I don’t remember watching Home Alone when I was young even though I am totally sure I did. I’m pretty sure the VHS of it is still in this house somewhere right now, just lurking. But I think it was one of those movies that I sort of pretended to have no knowledge of because I was that douchekid who thinks that being pop culturally ignorant is cool and stuff. It’s not. And as an adult I believe in doing you and loving what you want and that wanting to be cool is stupid anyway. I was cool. I’ve always been cool. I am cool. I’m awesome. And it’s never been because of what I did or did not want to watch, read, or listen to. YO.

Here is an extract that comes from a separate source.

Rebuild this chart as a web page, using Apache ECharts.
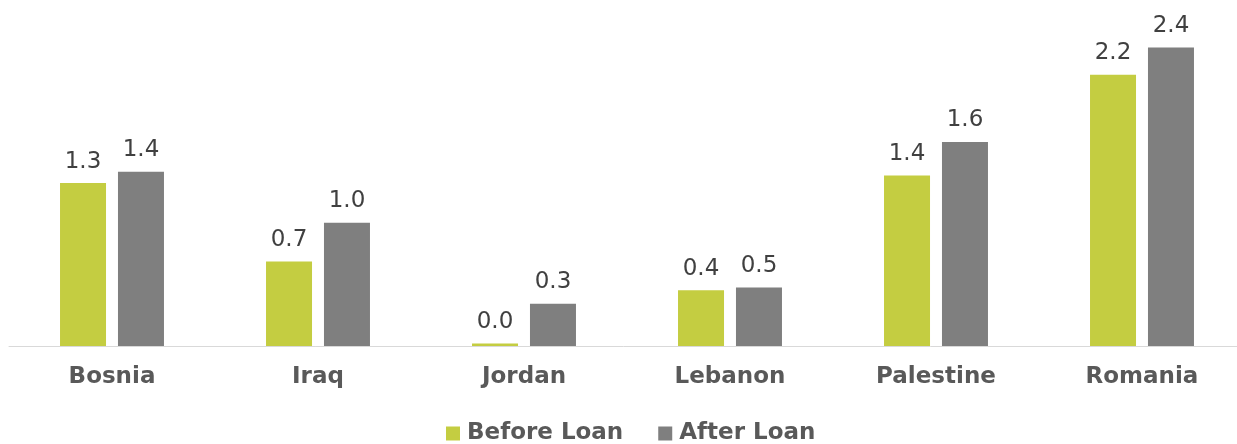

Anyway, I don’t have any significant memory of watching this all the way through until I was in college at least but I didn’t really develop an appreciation of it until fairly recently after years of watching parts of it over and over again on cable.
I want to be able to perfectly articulate why Home Alone works and why I like it so much and why it’s so beloved, but I can’t. Partially because it’s three am and partially because it’s inarticulable. Home Alone is good because Home Alone is good. It gives us the warm and fuzzies because it’s about family and love and making mistakes and atoning for them.
Things of Note:
- All John Williams scores sound the same, but “Somewhere in my Memory” is SO GOOD anyway.

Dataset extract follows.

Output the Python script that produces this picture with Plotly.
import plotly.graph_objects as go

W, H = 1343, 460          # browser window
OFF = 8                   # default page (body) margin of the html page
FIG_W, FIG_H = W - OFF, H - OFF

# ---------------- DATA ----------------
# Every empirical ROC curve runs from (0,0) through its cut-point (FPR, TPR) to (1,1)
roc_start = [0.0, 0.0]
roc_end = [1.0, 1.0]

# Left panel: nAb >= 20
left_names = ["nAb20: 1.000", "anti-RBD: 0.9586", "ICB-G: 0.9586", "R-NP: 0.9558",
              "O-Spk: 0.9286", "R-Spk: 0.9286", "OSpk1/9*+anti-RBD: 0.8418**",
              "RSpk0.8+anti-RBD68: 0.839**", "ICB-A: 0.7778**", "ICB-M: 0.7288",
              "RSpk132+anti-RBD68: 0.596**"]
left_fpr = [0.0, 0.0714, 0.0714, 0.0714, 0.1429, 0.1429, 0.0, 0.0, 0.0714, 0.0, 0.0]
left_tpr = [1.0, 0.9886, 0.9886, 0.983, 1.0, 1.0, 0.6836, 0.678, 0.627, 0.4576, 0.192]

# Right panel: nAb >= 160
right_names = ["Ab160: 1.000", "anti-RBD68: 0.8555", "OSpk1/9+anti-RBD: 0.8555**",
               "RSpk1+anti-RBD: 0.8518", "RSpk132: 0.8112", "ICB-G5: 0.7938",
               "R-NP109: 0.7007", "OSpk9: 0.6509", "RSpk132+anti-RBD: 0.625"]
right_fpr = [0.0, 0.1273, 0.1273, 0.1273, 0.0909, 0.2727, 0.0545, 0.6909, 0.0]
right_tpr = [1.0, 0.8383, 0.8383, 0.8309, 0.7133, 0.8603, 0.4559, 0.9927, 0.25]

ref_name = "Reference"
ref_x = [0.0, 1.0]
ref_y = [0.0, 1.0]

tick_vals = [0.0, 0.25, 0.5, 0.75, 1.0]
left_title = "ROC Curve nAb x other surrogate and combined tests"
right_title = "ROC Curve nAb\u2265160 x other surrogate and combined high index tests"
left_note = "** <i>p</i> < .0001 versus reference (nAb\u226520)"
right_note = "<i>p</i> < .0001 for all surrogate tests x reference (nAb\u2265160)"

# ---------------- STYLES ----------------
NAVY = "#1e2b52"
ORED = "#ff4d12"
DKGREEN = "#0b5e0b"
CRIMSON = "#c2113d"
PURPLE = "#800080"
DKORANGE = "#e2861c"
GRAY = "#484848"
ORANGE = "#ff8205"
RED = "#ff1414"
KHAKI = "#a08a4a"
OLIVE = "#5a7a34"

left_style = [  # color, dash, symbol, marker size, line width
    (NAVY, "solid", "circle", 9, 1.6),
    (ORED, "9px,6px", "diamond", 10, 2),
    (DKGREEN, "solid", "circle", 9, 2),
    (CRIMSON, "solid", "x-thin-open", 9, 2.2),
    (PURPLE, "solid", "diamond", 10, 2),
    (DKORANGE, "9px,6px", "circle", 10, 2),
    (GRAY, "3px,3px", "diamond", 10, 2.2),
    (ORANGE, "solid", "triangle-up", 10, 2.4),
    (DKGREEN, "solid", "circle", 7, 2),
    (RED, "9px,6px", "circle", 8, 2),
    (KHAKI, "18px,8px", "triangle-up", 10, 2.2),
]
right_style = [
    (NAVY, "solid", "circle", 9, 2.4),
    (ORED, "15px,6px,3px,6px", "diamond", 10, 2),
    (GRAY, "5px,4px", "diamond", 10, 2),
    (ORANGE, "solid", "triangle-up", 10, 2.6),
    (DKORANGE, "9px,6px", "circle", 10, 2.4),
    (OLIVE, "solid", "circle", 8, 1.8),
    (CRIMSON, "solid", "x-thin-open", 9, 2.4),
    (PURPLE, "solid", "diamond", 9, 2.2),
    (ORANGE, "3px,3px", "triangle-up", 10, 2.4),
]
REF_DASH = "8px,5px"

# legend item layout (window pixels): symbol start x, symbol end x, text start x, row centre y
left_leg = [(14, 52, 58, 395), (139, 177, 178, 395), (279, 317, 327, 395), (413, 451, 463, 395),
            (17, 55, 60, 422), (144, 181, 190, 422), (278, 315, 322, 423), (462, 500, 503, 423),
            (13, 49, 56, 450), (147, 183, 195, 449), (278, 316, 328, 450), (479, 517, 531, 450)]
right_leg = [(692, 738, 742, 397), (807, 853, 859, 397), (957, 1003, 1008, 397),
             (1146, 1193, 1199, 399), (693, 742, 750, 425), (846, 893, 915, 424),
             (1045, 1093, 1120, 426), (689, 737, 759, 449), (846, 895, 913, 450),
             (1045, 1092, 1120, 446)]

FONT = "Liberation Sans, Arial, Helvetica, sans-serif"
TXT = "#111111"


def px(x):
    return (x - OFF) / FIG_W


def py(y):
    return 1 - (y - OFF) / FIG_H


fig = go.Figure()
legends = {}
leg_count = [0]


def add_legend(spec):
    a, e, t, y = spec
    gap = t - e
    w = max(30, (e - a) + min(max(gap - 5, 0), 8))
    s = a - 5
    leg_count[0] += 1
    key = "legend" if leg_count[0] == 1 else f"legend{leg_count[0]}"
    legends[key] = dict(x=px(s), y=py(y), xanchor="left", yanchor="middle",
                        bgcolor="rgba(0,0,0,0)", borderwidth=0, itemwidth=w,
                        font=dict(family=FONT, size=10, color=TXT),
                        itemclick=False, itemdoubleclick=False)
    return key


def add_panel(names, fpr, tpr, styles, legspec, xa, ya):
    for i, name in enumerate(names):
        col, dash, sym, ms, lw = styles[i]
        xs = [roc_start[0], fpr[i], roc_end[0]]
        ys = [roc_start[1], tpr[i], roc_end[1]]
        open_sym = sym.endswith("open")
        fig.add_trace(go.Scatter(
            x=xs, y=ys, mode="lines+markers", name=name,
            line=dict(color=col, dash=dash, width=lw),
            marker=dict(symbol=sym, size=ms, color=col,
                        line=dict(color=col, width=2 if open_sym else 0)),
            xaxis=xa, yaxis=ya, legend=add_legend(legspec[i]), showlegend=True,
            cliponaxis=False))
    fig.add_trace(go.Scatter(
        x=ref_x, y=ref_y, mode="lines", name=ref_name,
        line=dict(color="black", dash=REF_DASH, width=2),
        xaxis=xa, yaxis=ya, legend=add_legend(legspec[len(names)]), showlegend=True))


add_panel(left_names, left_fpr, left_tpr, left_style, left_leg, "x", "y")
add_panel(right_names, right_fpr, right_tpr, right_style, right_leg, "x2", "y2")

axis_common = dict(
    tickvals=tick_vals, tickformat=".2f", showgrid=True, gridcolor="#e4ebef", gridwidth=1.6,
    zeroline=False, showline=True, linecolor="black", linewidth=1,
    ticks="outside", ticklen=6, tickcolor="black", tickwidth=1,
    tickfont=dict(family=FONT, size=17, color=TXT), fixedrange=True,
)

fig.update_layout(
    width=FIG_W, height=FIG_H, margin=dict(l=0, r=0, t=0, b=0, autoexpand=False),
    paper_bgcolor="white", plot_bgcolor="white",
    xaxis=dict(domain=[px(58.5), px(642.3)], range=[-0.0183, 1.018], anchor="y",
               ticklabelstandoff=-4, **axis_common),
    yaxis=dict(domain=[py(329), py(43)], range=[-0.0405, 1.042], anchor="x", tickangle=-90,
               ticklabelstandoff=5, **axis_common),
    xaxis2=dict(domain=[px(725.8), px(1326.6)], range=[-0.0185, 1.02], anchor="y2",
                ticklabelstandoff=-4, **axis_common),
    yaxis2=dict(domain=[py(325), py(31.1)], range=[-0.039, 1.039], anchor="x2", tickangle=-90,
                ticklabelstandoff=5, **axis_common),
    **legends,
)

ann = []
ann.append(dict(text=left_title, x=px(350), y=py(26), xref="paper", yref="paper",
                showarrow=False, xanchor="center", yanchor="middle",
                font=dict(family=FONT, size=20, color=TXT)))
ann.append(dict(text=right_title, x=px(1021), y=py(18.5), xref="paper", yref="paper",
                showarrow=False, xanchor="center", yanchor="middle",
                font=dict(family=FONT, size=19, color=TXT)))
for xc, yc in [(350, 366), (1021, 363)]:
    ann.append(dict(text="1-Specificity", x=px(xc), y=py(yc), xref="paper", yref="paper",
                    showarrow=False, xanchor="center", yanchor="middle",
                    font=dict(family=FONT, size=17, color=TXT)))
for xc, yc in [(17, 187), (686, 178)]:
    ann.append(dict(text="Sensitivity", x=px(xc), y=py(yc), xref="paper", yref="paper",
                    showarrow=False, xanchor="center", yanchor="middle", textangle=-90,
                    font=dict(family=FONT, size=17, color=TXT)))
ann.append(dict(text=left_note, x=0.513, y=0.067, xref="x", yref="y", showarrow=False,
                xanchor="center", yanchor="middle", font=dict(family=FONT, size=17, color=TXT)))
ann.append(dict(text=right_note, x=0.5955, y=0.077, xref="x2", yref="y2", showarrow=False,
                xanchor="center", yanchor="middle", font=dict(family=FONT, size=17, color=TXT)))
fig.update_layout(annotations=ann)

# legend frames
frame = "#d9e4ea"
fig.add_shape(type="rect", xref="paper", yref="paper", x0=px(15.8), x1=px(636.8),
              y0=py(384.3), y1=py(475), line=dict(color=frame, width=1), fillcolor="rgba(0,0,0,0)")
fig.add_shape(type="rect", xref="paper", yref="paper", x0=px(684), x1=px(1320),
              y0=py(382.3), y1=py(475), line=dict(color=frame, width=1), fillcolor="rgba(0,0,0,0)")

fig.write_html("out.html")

- Whoa, wait, why is that pizza boy so cute? BABEIN’ PIZZA BOY CAN GET IT.
- LOOK WHAT YOU DID YOU LITTLE JERK
- HEY FULLER EASY ON THE PEPSI
- He is so lucky he wasn’t murdered by shelves. Imagine forgetting him and then coming home to his mangled dead body?!

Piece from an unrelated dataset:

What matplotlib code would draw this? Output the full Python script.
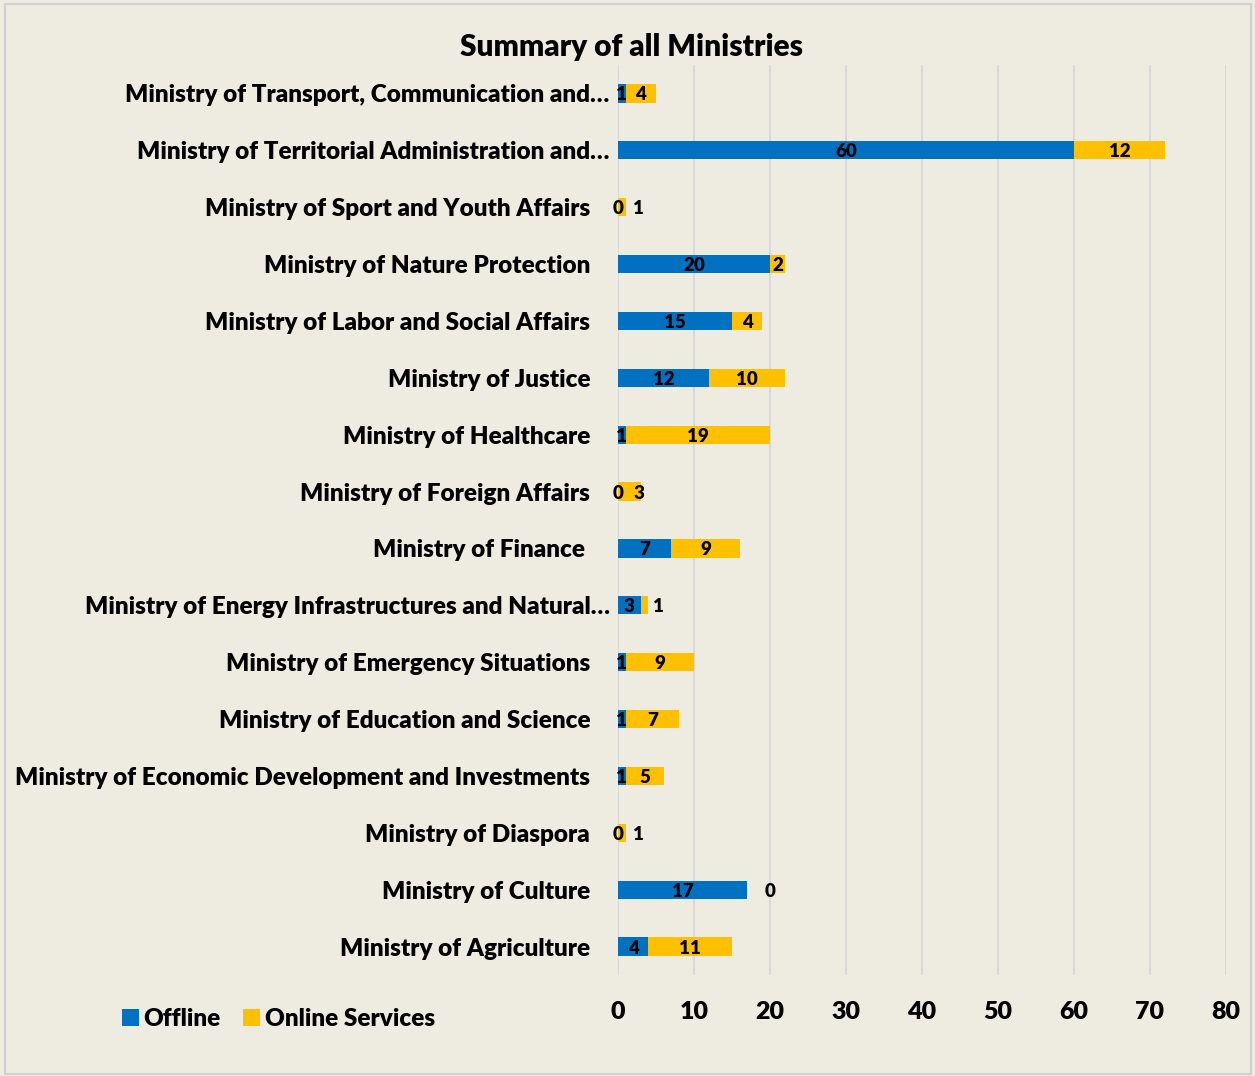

- FUCK YOU IF YOU STEAL MY SHIT. BUT FUCK YOU PAINFULLY AND CRUELLY IF YOU FLOOD MY FUCKING HOUSE.
- HEY HOPE DAVIS HEEEEEEEY
- Kevin McAllister is a fucking engineering genius.
- Do children not ever purchase things in this town? Why does everyone look at him like he has two heads? Sometimes eight-year-olds run in the grocery store, dang.
- I miss John Candy.
- Love you, Santa.
- The scene in the church with the old dude and his reunion with his family at the end will forever make me choke up and get all weird.
- MONOGRAMMED DOORKNOB
- I will never get over how horrifying the foot injuries in this movie are. Burn my hand? Cool. Light my head on fire? Fine. Make me step on ornaments barefoot? EAT SHIT. Make me step on a nail? I WILL MURDER EVERYTHING YOU LOVE.
- JOHN CANDY FOREVER
- Dude, how did he explain ANY of this to his family? Did he keep it a secret until well into adulthood? How do you explain that you, like, cut down a tree and fucked up some burglars and DESTROYED EVERYTHING. Does Kevin McAllister suffer from PTSD later in life? This whole string of events would have made me catatonic.
- How totally 90s is that title screen?!
ALSO, I AM SO EXCITED TO COMPLAIN. Because Netflix sent me a disc SO BADLY DAMAGED that I missed basically twelve minutes of the movie. TWELVE MINUTES. Were I new to Home Alone I would be missing large elements of stuff! Not cool, Netflix, not cool. Gratefully, my wise computer alerts me when it is skipping damaged sections. You go Macbook Pro-Coco, you go.
So yeah, Home Alone = good. Wanting to be cool = not good. Or something?